Model-based trajectory generation starts from first principles. Given an aircraft type, a set of performance parameters, and a description of the environment, wind, airspace constraints, arrival slots, a trajectory can be computed by optimising some objective, such as minimising fuel consumption or ensuring separation from obstacles.
Well-established tools like OpenAP and BADA (Base of Aircraft Data) provide the aerodynamic and performance foundations for this kind of modelling. They can produce physically consistent, flyable trajectories, and they are already used across the aviation industry for simulation and procedure design.
The strength of this approach is also its main limitation: it is deterministic.

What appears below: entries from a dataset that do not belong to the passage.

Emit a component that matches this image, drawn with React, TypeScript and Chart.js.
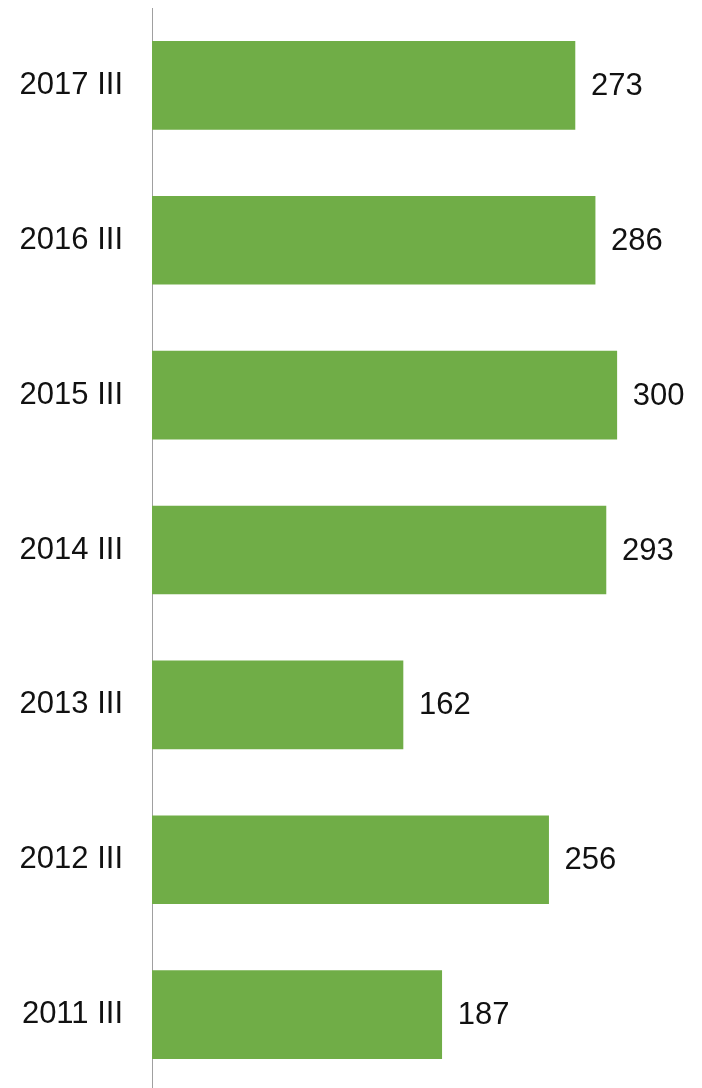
import React, { useEffect, useRef } from "react";
import { Chart, registerables } from "chart.js";

Chart.register(...registerables);

const categories = ["2017 III", "2016 III", "2015 III", "2014 III", "2013 III", "2012 III", "2011 III"];
const values = [273, 286, 300, 293, 162, 256, 187];

const FONT = "'Liberation Sans', Arial, sans-serif";

const valueLabels = {
  id: "valueLabels",
  afterDatasetsDraw(chart: any) {
    const ctx = chart.ctx;
    const meta = chart.getDatasetMeta(0);
    ctx.save();
    ctx.font = `31px ${FONT}`;
    ctx.fillStyle = "#111111";
    ctx.textAlign = "left";
    ctx.textBaseline = "middle";
    meta.data.forEach((bar: any, i: number) => {
      ctx.fillText(String(values[i]), bar.x + 16, bar.y + 1);
    });
    ctx.restore();
  },
};

export default function App() {
  const ref = useRef<HTMLCanvasElement>(null);
  useEffect(() => {
    if (!ref.current) return;
    const chart = new Chart(ref.current, {
      type: "bar",
      data: {
        labels: categories,
        datasets: [
          {
            data: values,
            backgroundColor: "#70AD47",
            borderWidth: 0,
            barThickness: 88,
          },
        ],
      },
      options: {
        indexAxis: "y",
        responsive: false,
        animation: false,
        layout: { padding: { top: 8, bottom: 0, left: 0, right: 0 } },
        plugins: { legend: { display: false }, tooltip: { enabled: false } },
        scales: {
          x: { display: false, min: 0, max: 355 },
          y: {
            afterFit: (scale: any) => {
              scale.width = 152;
              scale.paddingTop = 0;
              scale.paddingBottom = 0;
            },
            grid: { display: false, drawTicks: false },
            border: { display: true, color: "#a0a0a0", width: 1 },
            ticks: {
              padding: 29,
              color: "#111111",
              font: { family: FONT, size: 31 },
            },
          },
        },
      },
      plugins: [valueLabels],
    });
    return () => chart.destroy();
  }, []);
  return (
    <div style={{ position: "absolute", left: 0, top: 0, width: 702, height: 1088, overflow: "hidden" }}>
      <canvas ref={ref} width={702} height={1092} style={{ display: "block" }} />
    </div>
  );
}
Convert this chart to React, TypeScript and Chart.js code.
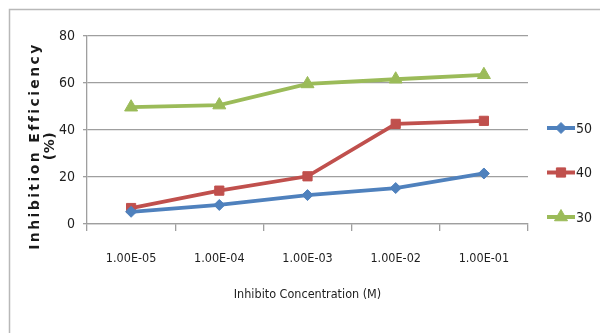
import React, { useEffect, useRef } from "react";
import { Chart, registerables } from "chart.js";
import * as helpers from "chart.js/helpers";

Chart.register(...registerables);

const categories = ["1.00E-05", "1.00E-04", "1.00E-03", "1.00E-02", "1.00E-01"];
const seriesNames = ["50", "40", "30"];
const series50 = [5.2, 8.1, 12.3, 15.3, 21.5];
const series40 = [6.8, 14.2, 20.3, 42.6, 43.9];
const series30 = [49.7, 50.6, 59.6, 61.6, 63.5];
const yTicks = [0, 20, 40, 60, 80];
const yTitle = ["Inhibition Efficiency", "(%)"];
const xTitle = "Inhibito Concentration (M)";

const colors = ["#4f81bd", "#c0504d", "#9bbb59"];
const pointStyles = ["rectRot", "rect", "triangle"];
const pointRadii = [5.5, 6.5, 7.5];
const gridColor = "#9f9f9f";
const textColor = "#1e1e1e";
const narrow = "'Liberation Sans Narrow', 'DejaVu Sans Condensed', Arial, sans-serif";

const framePlugin = {
  id: "frame",
  beforeDraw(chart: any) {
    const ctx = chart.ctx;
    ctx.save();
    ctx.strokeStyle = "#b8b8b8";
    ctx.lineWidth = 1.5;
    ctx.strokeRect(9.5, 9.5, 700, 500);
    ctx.restore();
  },
};

const yTitlePlugin = {
  id: "yTitle",
  afterDraw(chart: any) {
    const ctx = chart.ctx;
    const a = chart.chartArea;
    const cy = a.top + 110;
    ctx.save();
    ctx.fillStyle = "#1a1a1a";
    ctx.font = "bold 14px 'DejaVu Sans', Verdana, sans-serif";
    ctx.textAlign = "center";
    ctx.textBaseline = "middle";
    const xs = [35, 50];
    const spacing = ["2.4px", "0.5px"];
    yTitle.forEach((line, i) => {
      ctx.save();
      try { (ctx as any).letterSpacing = spacing[i]; } catch (e) {}
      ctx.translate(xs[i], cy);
      ctx.rotate(-Math.PI / 2);
      ctx.fillText(line, 0, 0);
      ctx.restore();
    });
    ctx.restore();
  },
};

const legendPlugin = {
  id: "customLegend",
  afterDraw(chart: any) {
    const ctx = chart.ctx;
    ctx.save();
    chart.data.datasets.forEach((ds: any, i: number) => {
      const y = 128 + i * 44.5;
      ctx.strokeStyle = ds.borderColor;
      ctx.lineWidth = 4;
      ctx.beginPath();
      ctx.moveTo(547, y);
      ctx.lineTo(575, y);
      ctx.stroke();
      ctx.fillStyle = ds.borderColor;
      ctx.strokeStyle = ds.borderColor;
      ctx.lineWidth = 1;
      helpers.drawPoint(ctx, { pointStyle: ds.pointStyle, radius: ds.pointRadius, rotation: 0, borderWidth: 1 }, 561, y);
      ctx.fillStyle = textColor;
      ctx.font = `14px ${narrow}`;
      ctx.textAlign = "left";
      ctx.textBaseline = "middle";
      ctx.fillText(ds.label, 576, y + 1);
    });
    ctx.restore();
  },
};

export default function App() {
  const ref = useRef<HTMLCanvasElement | null>(null);
  useEffect(() => {
    if (!ref.current) return;
    const data = [series50, series40, series30];
    const chart = new Chart(ref.current, {
      type: "line",
      data: {
        labels: categories,
        datasets: seriesNames.map((name, i) => ({
          label: name,
          data: data[i],
          borderColor: colors[i],
          backgroundColor: colors[i],
          borderWidth: 3.8,
          pointStyle: pointStyles[i] as any,
          pointRadius: pointRadii[i],
          pointBorderWidth: 1,
          tension: 0,
          fill: false,
        })),
      },
      options: {
        animation: false,
        responsive: false,
        maintainAspectRatio: false,
        layout: { padding: { top: 36, right: 72, left: 0, bottom: 0 } },
        plugins: {
          legend: { display: false },
          tooltip: { enabled: false },
        },
        scales: {
          x: {
            offset: true,
            grid: { display: true, drawOnChartArea: false, drawTicks: true, tickLength: 7, color: gridColor, offset: true, lineWidth: 1.3 },
            border: { display: true, color: gridColor, width: 1.3 },
            ticks: { color: textColor, font: { family: narrow, size: 12.5 }, padding: 20, maxRotation: 0 },
            title: { display: true, text: xTitle, color: textColor, font: { family: narrow, size: 12.5 }, padding: { top: 0, bottom: 31 } },
            afterFit: (s: any) => { s.height = 109; },
          },
          y: {
            min: yTicks[0],
            max: yTicks[yTicks.length - 1],
            ticks: { stepSize: yTicks[1] - yTicks[0], color: textColor, font: { family: narrow, size: 14 }, padding: 8 },
            grid: { color: gridColor, tickLength: 4, drawTicks: true, lineWidth: 1.3 },
            border: { display: true, color: gridColor, width: 1.3 },
            afterFit: (s: any) => { s.width = 87; },
          },
        },
      },
      plugins: [framePlugin, yTitlePlugin, legendPlugin],
    });
    return () => chart.destroy();
  }, []);
  return (
    <div style={{ position: "fixed", left: 0, top: 0, width: 600, height: 333, background: "#fff" }}>
      <canvas ref={ref} width={600} height={333} style={{ width: 600, height: 333 }} />
    </div>
  );
}
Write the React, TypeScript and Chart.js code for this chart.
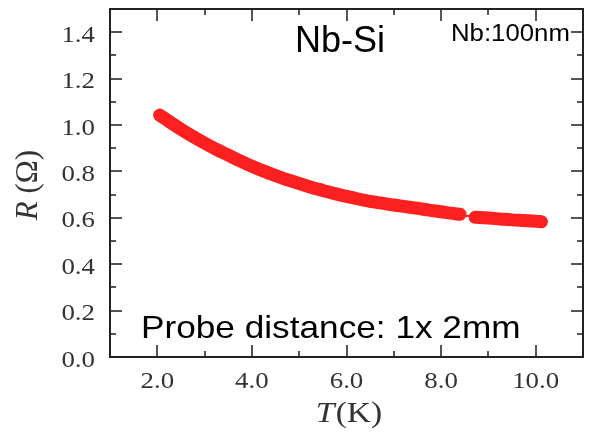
import React, { useEffect, useRef } from "react";
import { Chart, registerables } from "chart.js";

Chart.register(...registerables);

// Measured R(T) curve (first segment, gap, second segment)
const temperatureK = [
  2.05, 2.25, 2.5, 2.75, 3.0, 3.25, 3.5, 3.75, 4.0, 4.25, 4.5, 4.75, 5.0,
  5.25, 5.5, 5.75, 6.0, 6.25, 6.5, 6.75, 7.0, 7.25, 7.5, 7.75, 8.0, 8.2, 8.4,
  8.55,
  8.72, 9.0, 9.25, 9.5, 9.75, 10.0, 10.12,
];
const resistanceOhm: (number | null)[] = [
  1.043, 1.015, 0.982, 0.951, 0.922, 0.895, 0.87, 0.845, 0.822, 0.801, 0.782,
  0.764, 0.748, 0.732, 0.718, 0.704, 0.692, 0.681, 0.671, 0.663, 0.655, 0.648,
  0.641, 0.633, 0.626, 0.62, 0.615,
  null,
  0.602, 0.599, 0.595, 0.591, 0.588, 0.585, 0.583,
];
// isolated reading inside the gap
const isolatedT = [8.55];
const isolatedR = [0.608];

const xMajorTicks = [2, 4, 6, 8, 10];
const xMinorTicks = [3, 5, 7, 9];
const yMajorTicks = [0, 0.2, 0.4, 0.6, 0.8, 1.0, 1.2, 1.4];
const yMinorTicks = [0.1, 0.3, 0.5, 0.7, 0.9, 1.1, 1.3];

const xRange = [1, 11];
const yRange = [0, 1.5];

const titleText = "Nb-Si";
const thicknessText = "Nb:100nm";
const probeText = "Probe distance: 1x 2mm";

const RED = "#fc2020";

export default function App() {
  const canvasRef = useRef<HTMLCanvasElement | null>(null);

  useEffect(() => {
    const canvas = canvasRef.current;
    if (!canvas) return;

    const framePlugin = {
      id: "frame",
      afterDraw(chart: any) {
        const { ctx, chartArea: ca, scales } = chart;
        const xs = scales.x;
        const ys = scales.y;
        ctx.save();
        // ticks (inward, on all four sides)
        ctx.strokeStyle = "#555";
        ctx.lineWidth = 2;
        const major = 12;
        const minor = 6;
        const vtick = (v: number, len: number) => {
          const px = Math.round(xs.getPixelForValue(v));
          ctx.beginPath();
          ctx.moveTo(px, ca.bottom);
          ctx.lineTo(px, ca.bottom - len);
          ctx.moveTo(px, ca.top);
          ctx.lineTo(px, ca.top + len);
          ctx.stroke();
        };
        const htick = (v: number, len: number) => {
          const py = Math.round(ys.getPixelForValue(v));
          ctx.beginPath();
          ctx.moveTo(ca.left, py);
          ctx.lineTo(ca.left + len, py);
          ctx.moveTo(ca.right, py);
          ctx.lineTo(ca.right - len, py);
          ctx.stroke();
        };
        xMajorTicks.forEach((v) => vtick(v, major));
        xMinorTicks.forEach((v) => vtick(v, minor));
        yMajorTicks.forEach((v) => htick(v, major));
        yMinorTicks.forEach((v) => htick(v, minor));

        // frame
        ctx.strokeStyle = "#222";
        ctx.lineWidth = 2;
        ctx.strokeRect(ca.left, ca.top, ca.right - ca.left, ca.bottom - ca.top);

        // tick labels (serif, slightly wide as in the source figure)
        const labelFont = '24px "Liberation Serif"';
        ctx.fillStyle = "#333";
        ctx.font = labelFont;
        ctx.textBaseline = "alphabetic";
        const stretchText = (txt: string, x: number, y: number, sxf: number, align: string) => {
          ctx.save();
          ctx.translate(x, y);
          ctx.scale(sxf, 1);
          ctx.textAlign = align;
          ctx.fillText(txt, 0, 0);
          ctx.restore();
        };
        ys.ticks.forEach((t: any) => {
          const py = ys.getPixelForValue(t.value);
          stretchText(Number(t.value).toFixed(1), ca.left - 15, py + 9.5, 1.12, "right");
        });
        xs.ticks.forEach((t: any) => {
          const px = xs.getPixelForValue(t.value);
          stretchText(Number(t.value).toFixed(1), px, ca.bottom + 31, 1.12, "center");
        });

        // y-axis title: R (Ω), R italic
        ctx.fillStyle = "#333";
        ctx.textBaseline = "middle";
        ctx.save();
        ctx.translate(29, (ca.top + ca.bottom) / 2 + 2);
        ctx.rotate(-Math.PI / 2);
        const fI = 'italic 31px "Liberation Serif"';
        const fN = '31px "Liberation Serif"';
        ctx.font = fI;
        const w1 = ctx.measureText("R").width;
        ctx.font = fN;
        const w2 = ctx.measureText(" (\u03A9)").width;
        let sx = -(w1 + w2) / 2;
        ctx.font = fI;
        ctx.textAlign = "left";
        ctx.fillText("R", sx, 0);
        ctx.font = fN;
        ctx.fillText(" (\u03A9)", sx + w1, 0);
        ctx.restore();

        // x-axis title: T(K), T italic
        ctx.save();
        ctx.translate((ca.left + ca.right) / 2 + 2, 422);
        ctx.scale(1.12, 1);
        ctx.textBaseline = "alphabetic";
        const gI = 'italic 30px "Liberation Serif"';
        const gN = '30px "Liberation Serif"';
        ctx.font = gI;
        const t1 = ctx.measureText("T").width;
        ctx.font = gN;
        const t2 = ctx.measureText("(K)").width;
        sx = -(t1 + t2) / 2;
        ctx.font = gI;
        ctx.textAlign = "left";
        ctx.fillText("T", sx, 0);
        ctx.font = gN;
        ctx.fillText("(K)", sx + t1 + 1, 0);
        ctx.restore();

        // annotations
        ctx.fillStyle = "#000";
        ctx.textAlign = "left";
        ctx.textBaseline = "alphabetic";
        const drawStretched = (txt: string, x: number, y: number, size: number, stretch: number) => {
          ctx.save();
          ctx.translate(x, y);
          ctx.scale(stretch, 1);
          ctx.font = `${size}px "Liberation Sans"`;
          ctx.fillText(txt, 0, 0);
          ctx.restore();
        };
        drawStretched(titleText, ca.left + 185, 52, 36, 1.0);
        drawStretched(thicknessText, ca.left + 341, 41, 23, 1.12);
        drawStretched(probeText, ca.left + 31, 338, 32, 1.1);
        ctx.restore();
      },
    };

    const mainPoints = temperatureK.map((t, i) => ({ x: t, y: resistanceOhm[i] }));
    const isoPoints = isolatedT.map((t, i) => ({ x: t, y: isolatedR[i] }));

    const chart = new Chart(canvas, {
      type: "line",
      data: {
        datasets: [
          {
            data: mainPoints as any,
            borderColor: RED,
            backgroundColor: RED,
            borderWidth: 13,
            borderCapStyle: "round",
            borderJoinStyle: "round",
            pointRadius: 0,
            cubicInterpolationMode: "monotone",
            spanGaps: false,
            fill: false,
          },
          {
            data: isoPoints as any,
            showLine: false,
            pointStyle: "line",
            pointRadius: 2,
            borderColor: RED,
            borderWidth: 2,
          },
        ],
      },
      options: {
        animation: false,
        responsive: false,
        layout: { padding: { top: 9, right: 7, left: 0, bottom: 0 } },
        plugins: { legend: { display: false }, tooltip: { enabled: false } },
        scales: {
          x: {
            type: "linear",
            min: xRange[0],
            max: xRange[1],
            afterBuildTicks: (s: any) => {
              s.ticks = xMajorTicks.map((v) => ({ value: v }));
            },
            afterFit: (s: any) => {
              s.height = 75;
            },
            ticks: { display: false },
            grid: { display: false },
            border: { display: false },
          },
          y: {
            type: "linear",
            min: yRange[0],
            max: yRange[1],
            afterBuildTicks: (s: any) => {
              s.ticks = yMajorTicks.map((v) => ({ value: v }));
            },
            afterFit: (s: any) => {
              s.width = 110;
            },
            ticks: { display: false },
            grid: { display: false },
            border: { display: false },
          },
        },
      },
      plugins: [framePlugin],
    } as any);

    return () => chart.destroy();
  }, []);

  return (
    <div style={{ position: "absolute", left: 0, top: 0, width: 590, height: 432, background: "#fff" }}>
      <canvas ref={canvasRef} width={590} height={432} />
    </div>
  );
}
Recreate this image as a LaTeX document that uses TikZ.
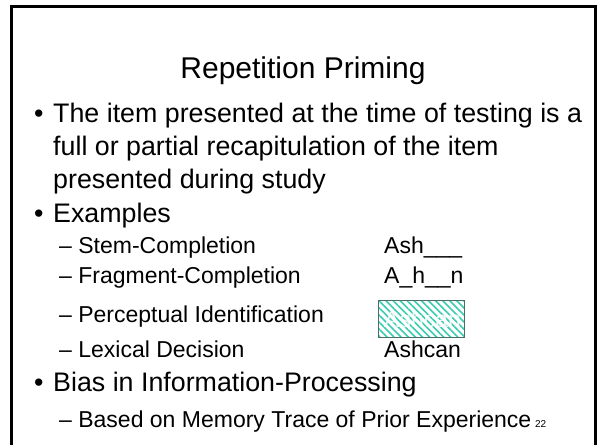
\documentclass[tikz,border=0pt]{standalone}
\usepackage{fontspec}
\setmainfont{Liberation Sans}
\usetikzlibrary{patterns.meta}

\definecolor{hatchteal}{RGB}{58,204,176}
\definecolor{boxedge}{RGB}{72,112,104}

\begin{document}
\begin{tikzpicture}[
		x=1pt,y=-1pt,
		every node/.style={inner sep=0pt,anchor=base west},
		titletext/.style={font=\fontsize{30}{34}\selectfont,anchor=base},
		bodytext/.style={font=\fontsize{26.8}{30}\selectfont},
		subtext/.style={font=\fontsize{23}{27}\selectfont}
		]
		\useasboundingbox (0,0) rectangle (600,445);
		
		% =========================
		% slide frame (open at the bottom)
		% =========================
		\draw[line width=3pt] (11,445) -- (11,6.5) -- (595,6.5) -- (595,445);
		
		% title
		\node[titletext] (title) at (303,78) {Repetition Priming};
		
		% =========================
		% first bullet
		% =========================
		\node[bodytext] (dot1) at (34,122) {•};
		\node[bodytext] (l1) at (53,122) {The item presented at the time of testing is a};
		\node[bodytext] (l2) at (53,155) {full or partial recapitulation of the item};
		\node[bodytext] (l3) at (53,188) {presented during study};
		
		% =========================
		% examples, with the test items on the right
		% =========================
		\node[bodytext] (dot2) at (34,222) {•};
		\node[bodytext] (ex) at (53,222) {Examples};
		
		\node[subtext] (s1) at (59,253) {– Stem-Completion};
		\node[subtext] (s2) at (59,283) {– Fragment-Completion};
		\node[subtext] (s3) at (59,322) {– Perceptual Identification};
		\node[subtext] (s4) at (59,357) {– Lexical Decision};
		
		\node[subtext] (t1) at (384,253) {Ash\_\_\_};
		\node[subtext] (t2) at (384,283) {A\_h\_\_n};
		% masked word
		\fill[white] (378,300) rectangle (464,337);
		\fill[pattern={Lines[angle=-45,distance=5pt,line width=1.6pt]},pattern color=hatchteal]
		(378,300) rectangle (464,337);
		\draw[boxedge,line width=0.8pt] (378,300) rectangle (464,337);
		\node[subtext,text=white,opacity=0.85] (t3) at (384,327) {Ashcan};
		\node[subtext] (t4) at (384,357) {Ashcan};
		
		% =========================
		% last bullet
		% =========================
		\node[bodytext] (dot3) at (34,391) {•};
		\node[bodytext] (bias) at (53,391) {Bias in Information-Processing};
		\node[subtext] (s5) at (59,427) {– Based on Memory Trace of Prior Experience};
		\node[font=\fontsize{10}{12}\selectfont] (num) at (s5.base east) {\,\,22};
		
	\end{tikzpicture}
\end{document}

Two runs with the same inputs produce the same trajectory. Real operations do not work that way. Pilots deviate from procedures, ATC issues vectors, wind behaves unexpectedly, and aircraft performance varies in ways that no parametric model fully captures. Attempts to introduce variability by adding random perturbations to the dynamics tend to produce distributions that do not match what is actually observed in radar data.
For VITOLMINS, model-based methods serve primarily as a baseline and a physical validation tool, a reference against which the outputs of data-driven approaches can be checked for plausibility. They are also valuable for generating trajectories in operational regimes where no historical data exists, such as novel VCA approach procedures that have never been flown.